Fuel economy comes in at a whopping 166mpg and, on short journeys, it will certainly use little or zero fuel so long as you keep the battery charged. Luckily a home charging unit is included free. Meanwhile CO2 emissions come in at 41g/km, making it the cleanest large SUV.
It is a tad ugly outside and the interior is less pleasing than its rivals, but the sturdy build quality and level of space make it worth checking out for those with big, eco-minded families.
From £34,749 |
Best hybrid cars: 2017 Toyota Prius
Like with the new Outlander, a new Toyota Prius is about to be launched so it is probably worth holding biding your time if this is hybrid you want. But that does mean the current car will soon drop in price.
In terms of the new Prius, it has much nicer handling, meatier steering and less body roll, while the CVT gearbox has been changed to make it less revvy and more capable of running on electric power only. For the first time, it can also pull a trailer albeit a small one.
The Prius offers 94.1mpg so it has the Ioniq potentially beat (although in the real world we doubt there will be much in it) and it will be cheaper to tax after April 2017, thanks to a first-year rate of just £15. Just try to avoid looking at it for too long.
Best hybrid cars: Volvo XC90 T8
The Volvo XC90 T8 is expensive, but then it is the only proper seven-seater SUV that offers such impressive luxury and comfort without melting the ice caps quite so dramatically. It is also extremely safe, extremely quiet and capable of going off-road.
The interior is about as good as it gets these days. We also appreciate the fact it can manage up to 134.5mpg if you keep the battery charged and emit just 49g/km of CO2 so it really is the perfect school run machine. Just don’t expect a return on it for a very long time, if at all.
From £60,455 |
Best hybrid cars: BMW i3 94Ah Range Extender
The BMW i3 is well equipped, fun to drive and has a strong level of practicality, plus those quirky looks attract attention wherever it goes. But you do a premium for the BMW badge, which means it will take longer to see a return on your investment.
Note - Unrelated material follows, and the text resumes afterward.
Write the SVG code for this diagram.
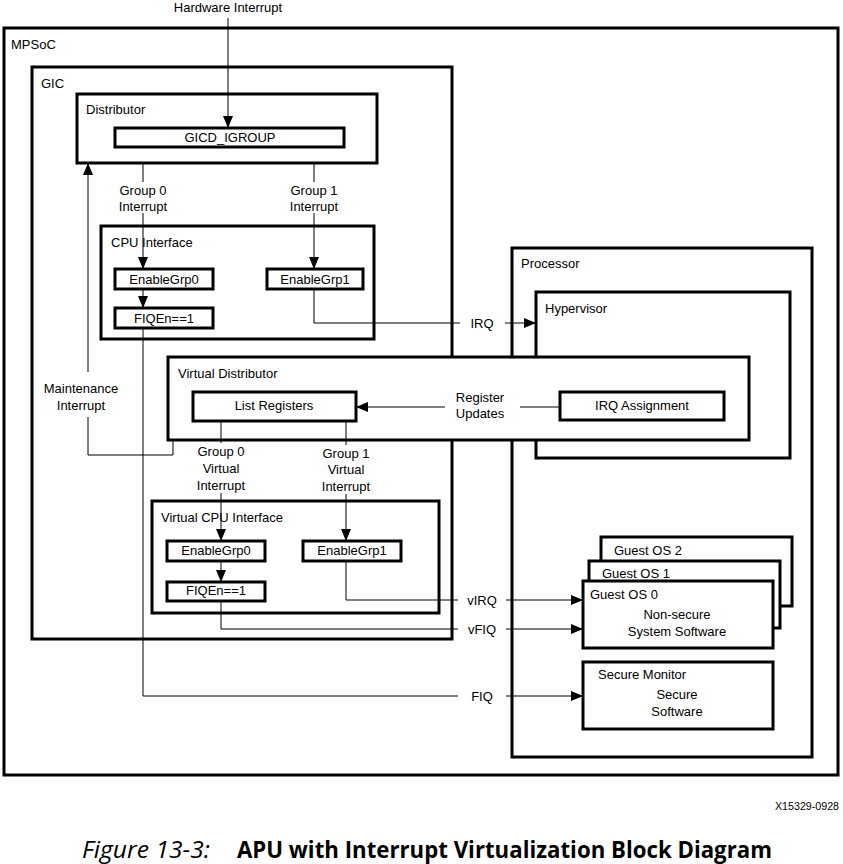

Admittedly the i3 is an electric car, but there is the option of a range extender that adds a small petrol engine tasked solely with recharging the battery. The range is boosted to 180 miles (EPA) and it means you are can fill it up the conventional way on longer journeys, but at the expense of CO2 emissions rising from 0g/km to 12g/km.
From £35,740 |
Best hybrid cars: Volkswagen Golf GTE
A VW Golf GTE may lack the same performance as its GTI sibling, but it is still a speedy machine with capable handling and one that is said to emit just 39g/km of CO2. Not only that, it can go 31 miles on electric alone, which is useful for really short trips.
Based on the seven-generation Golf, the GTE offers the sturdiness and dependability you would expect in addition to unique aesthetic revisions – such as the blue stripe outside the car – that let people know you do care a little about the environment. Or saving money.